(THE TASK)
Among the entries that follow, locate the line with "Write a Python" and the line with "import pandas as pd". Output those lines and all lines in between, exactly, minus the pictures.
+++++
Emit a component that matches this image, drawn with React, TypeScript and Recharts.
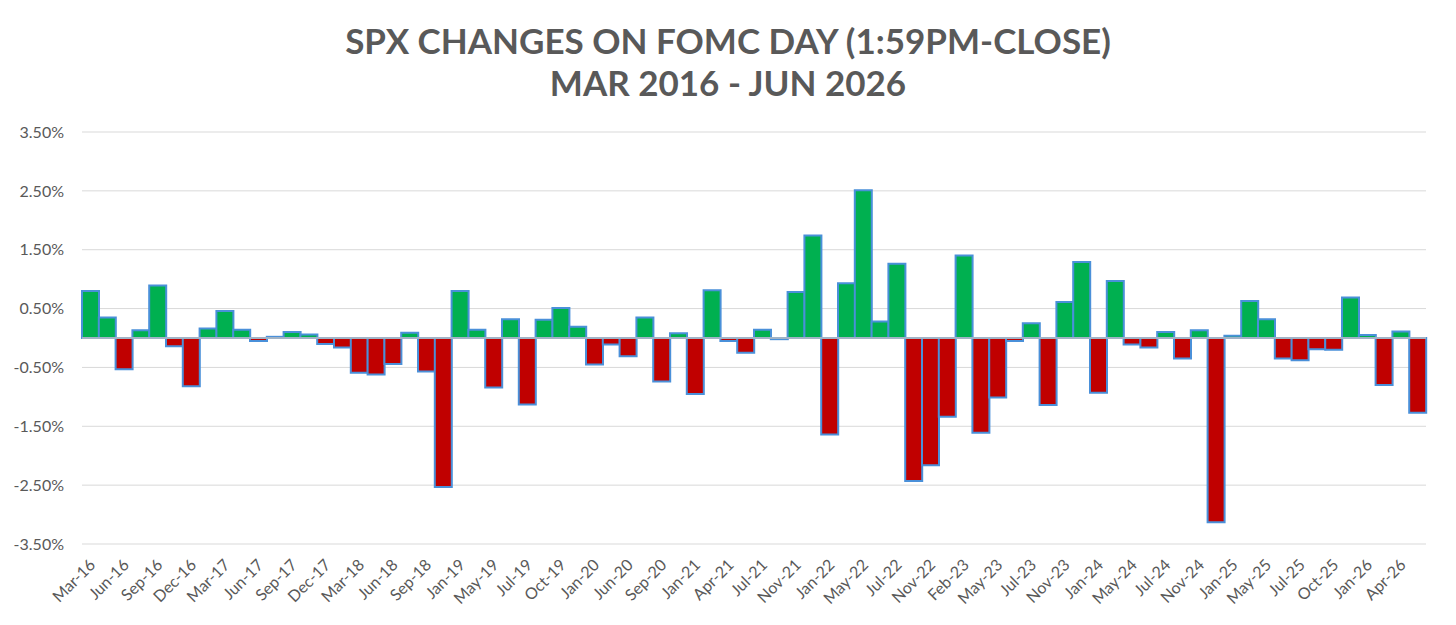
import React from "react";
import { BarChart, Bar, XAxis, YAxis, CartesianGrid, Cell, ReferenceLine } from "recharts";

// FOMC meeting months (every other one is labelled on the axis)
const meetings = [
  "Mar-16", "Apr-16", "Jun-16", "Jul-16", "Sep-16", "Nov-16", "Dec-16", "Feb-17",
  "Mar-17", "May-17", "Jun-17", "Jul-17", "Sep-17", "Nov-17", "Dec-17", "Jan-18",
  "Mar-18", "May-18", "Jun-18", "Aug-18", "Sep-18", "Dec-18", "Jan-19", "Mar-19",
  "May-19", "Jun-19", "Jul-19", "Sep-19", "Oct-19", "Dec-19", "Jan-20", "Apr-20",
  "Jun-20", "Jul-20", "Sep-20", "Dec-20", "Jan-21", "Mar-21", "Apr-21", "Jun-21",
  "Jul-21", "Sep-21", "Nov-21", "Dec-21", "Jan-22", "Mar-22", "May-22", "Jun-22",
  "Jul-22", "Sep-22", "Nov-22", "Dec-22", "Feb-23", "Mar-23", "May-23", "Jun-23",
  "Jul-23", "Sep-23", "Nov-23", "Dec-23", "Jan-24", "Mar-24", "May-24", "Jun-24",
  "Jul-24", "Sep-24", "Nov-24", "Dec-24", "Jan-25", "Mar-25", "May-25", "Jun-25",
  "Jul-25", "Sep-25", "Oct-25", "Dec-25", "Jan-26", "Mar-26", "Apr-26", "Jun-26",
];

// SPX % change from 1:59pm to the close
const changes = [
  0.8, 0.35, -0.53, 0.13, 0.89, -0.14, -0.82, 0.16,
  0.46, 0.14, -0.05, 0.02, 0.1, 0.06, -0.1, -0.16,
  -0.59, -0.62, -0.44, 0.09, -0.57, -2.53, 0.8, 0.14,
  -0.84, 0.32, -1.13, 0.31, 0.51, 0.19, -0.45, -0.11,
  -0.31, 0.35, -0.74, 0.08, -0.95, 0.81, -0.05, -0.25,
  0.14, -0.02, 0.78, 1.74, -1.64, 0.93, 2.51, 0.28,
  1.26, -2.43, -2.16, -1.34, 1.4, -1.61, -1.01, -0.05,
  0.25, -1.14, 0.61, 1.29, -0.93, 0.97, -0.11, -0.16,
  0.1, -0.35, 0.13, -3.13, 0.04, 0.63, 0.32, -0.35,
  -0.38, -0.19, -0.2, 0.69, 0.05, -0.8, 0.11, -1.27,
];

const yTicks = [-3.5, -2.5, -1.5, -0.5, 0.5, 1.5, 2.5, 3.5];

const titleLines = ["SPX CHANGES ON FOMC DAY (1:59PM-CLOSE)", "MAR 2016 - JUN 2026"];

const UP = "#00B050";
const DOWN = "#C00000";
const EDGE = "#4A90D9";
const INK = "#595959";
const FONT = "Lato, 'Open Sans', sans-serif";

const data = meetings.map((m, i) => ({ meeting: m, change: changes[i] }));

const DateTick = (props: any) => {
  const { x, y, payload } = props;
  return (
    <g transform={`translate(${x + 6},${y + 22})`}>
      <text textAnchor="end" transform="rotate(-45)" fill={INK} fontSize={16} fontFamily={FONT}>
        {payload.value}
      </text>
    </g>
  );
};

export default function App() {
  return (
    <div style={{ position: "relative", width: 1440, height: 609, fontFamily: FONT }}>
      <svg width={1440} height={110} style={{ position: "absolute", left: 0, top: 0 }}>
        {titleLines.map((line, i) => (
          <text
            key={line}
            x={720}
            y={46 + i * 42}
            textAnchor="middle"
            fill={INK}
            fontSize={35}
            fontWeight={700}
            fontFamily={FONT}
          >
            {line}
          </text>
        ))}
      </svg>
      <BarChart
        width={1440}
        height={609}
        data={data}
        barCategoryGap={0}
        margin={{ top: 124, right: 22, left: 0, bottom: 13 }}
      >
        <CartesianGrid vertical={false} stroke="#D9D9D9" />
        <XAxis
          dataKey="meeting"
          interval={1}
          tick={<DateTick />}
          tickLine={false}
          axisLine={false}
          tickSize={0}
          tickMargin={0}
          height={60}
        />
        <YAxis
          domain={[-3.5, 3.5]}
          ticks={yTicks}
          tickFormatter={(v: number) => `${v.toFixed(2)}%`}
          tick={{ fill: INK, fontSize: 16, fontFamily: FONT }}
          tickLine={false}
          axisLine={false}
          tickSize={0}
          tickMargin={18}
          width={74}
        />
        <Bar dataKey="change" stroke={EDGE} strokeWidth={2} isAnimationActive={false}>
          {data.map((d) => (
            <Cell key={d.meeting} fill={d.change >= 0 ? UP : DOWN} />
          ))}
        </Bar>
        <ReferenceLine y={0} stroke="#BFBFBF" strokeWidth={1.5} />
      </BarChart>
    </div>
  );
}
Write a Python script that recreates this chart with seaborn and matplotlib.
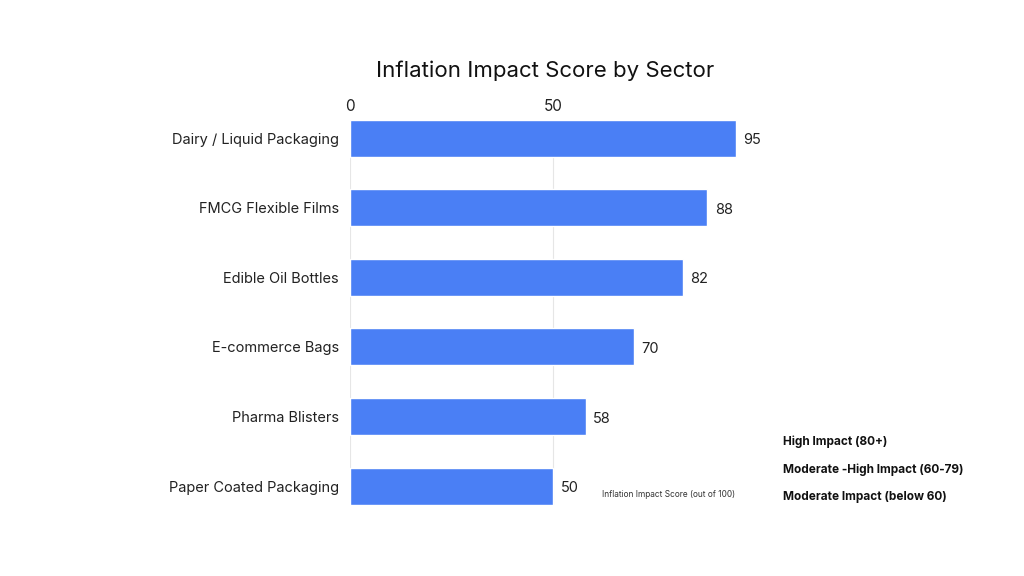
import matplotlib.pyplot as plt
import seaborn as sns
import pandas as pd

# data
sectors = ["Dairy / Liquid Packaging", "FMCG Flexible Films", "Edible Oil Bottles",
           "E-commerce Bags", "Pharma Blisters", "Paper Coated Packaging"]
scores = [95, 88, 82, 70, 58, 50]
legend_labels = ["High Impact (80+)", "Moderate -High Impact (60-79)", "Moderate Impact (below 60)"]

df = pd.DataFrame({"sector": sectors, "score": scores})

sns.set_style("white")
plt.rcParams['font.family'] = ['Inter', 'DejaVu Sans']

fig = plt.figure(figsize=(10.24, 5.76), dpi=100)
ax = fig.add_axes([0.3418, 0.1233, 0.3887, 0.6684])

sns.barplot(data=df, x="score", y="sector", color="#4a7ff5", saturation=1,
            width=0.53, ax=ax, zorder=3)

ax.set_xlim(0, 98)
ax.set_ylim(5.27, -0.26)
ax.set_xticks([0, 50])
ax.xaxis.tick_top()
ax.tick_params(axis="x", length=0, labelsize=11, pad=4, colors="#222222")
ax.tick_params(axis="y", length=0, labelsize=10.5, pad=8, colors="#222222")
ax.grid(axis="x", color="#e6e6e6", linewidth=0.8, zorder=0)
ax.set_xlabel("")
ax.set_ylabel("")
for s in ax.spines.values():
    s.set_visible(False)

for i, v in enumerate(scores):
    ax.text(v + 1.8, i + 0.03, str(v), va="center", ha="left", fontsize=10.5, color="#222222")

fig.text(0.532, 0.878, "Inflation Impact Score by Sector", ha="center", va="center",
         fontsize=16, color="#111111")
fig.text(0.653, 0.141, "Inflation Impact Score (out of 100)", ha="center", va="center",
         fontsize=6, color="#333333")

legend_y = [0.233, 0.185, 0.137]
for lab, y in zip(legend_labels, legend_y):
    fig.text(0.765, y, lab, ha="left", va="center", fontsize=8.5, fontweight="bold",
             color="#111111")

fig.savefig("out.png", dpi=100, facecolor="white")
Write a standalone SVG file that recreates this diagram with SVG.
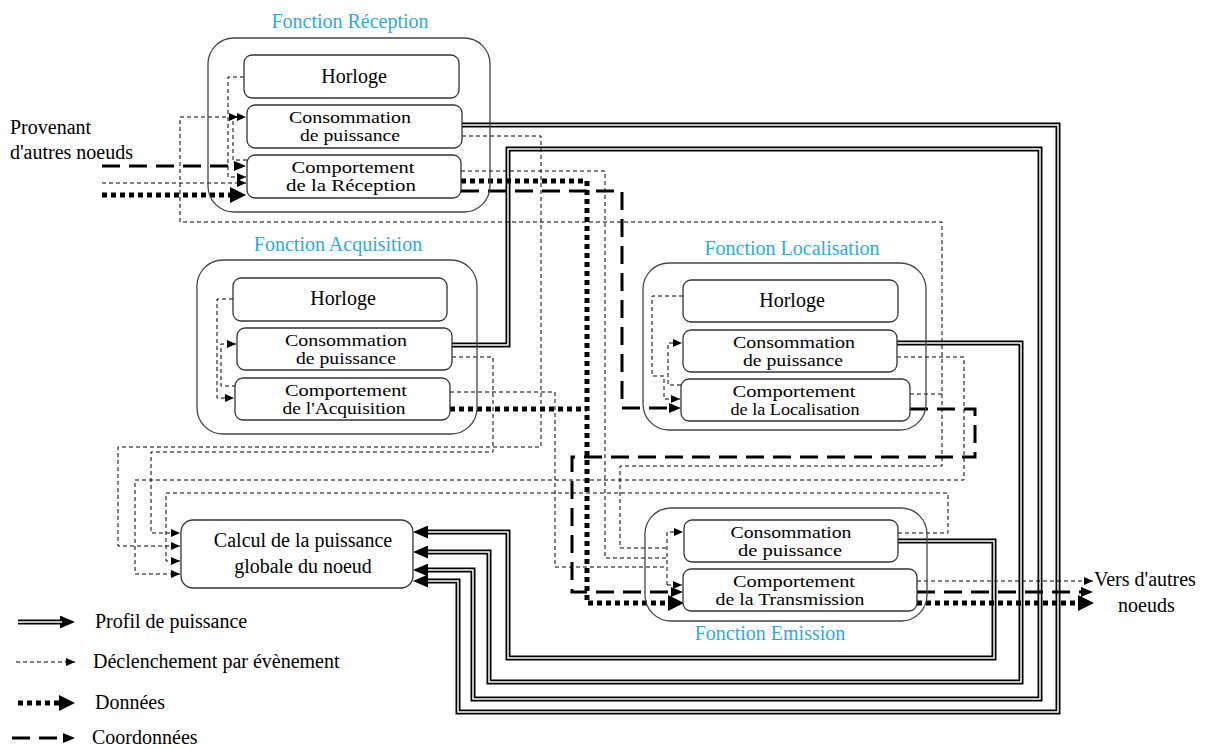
+++++
(EXPECTED OUTPUT)
Write a Python script that recreates this chart with seaborn and matplotlib.
import matplotlib.pyplot as plt
import seaborn as sns
import pandas as pd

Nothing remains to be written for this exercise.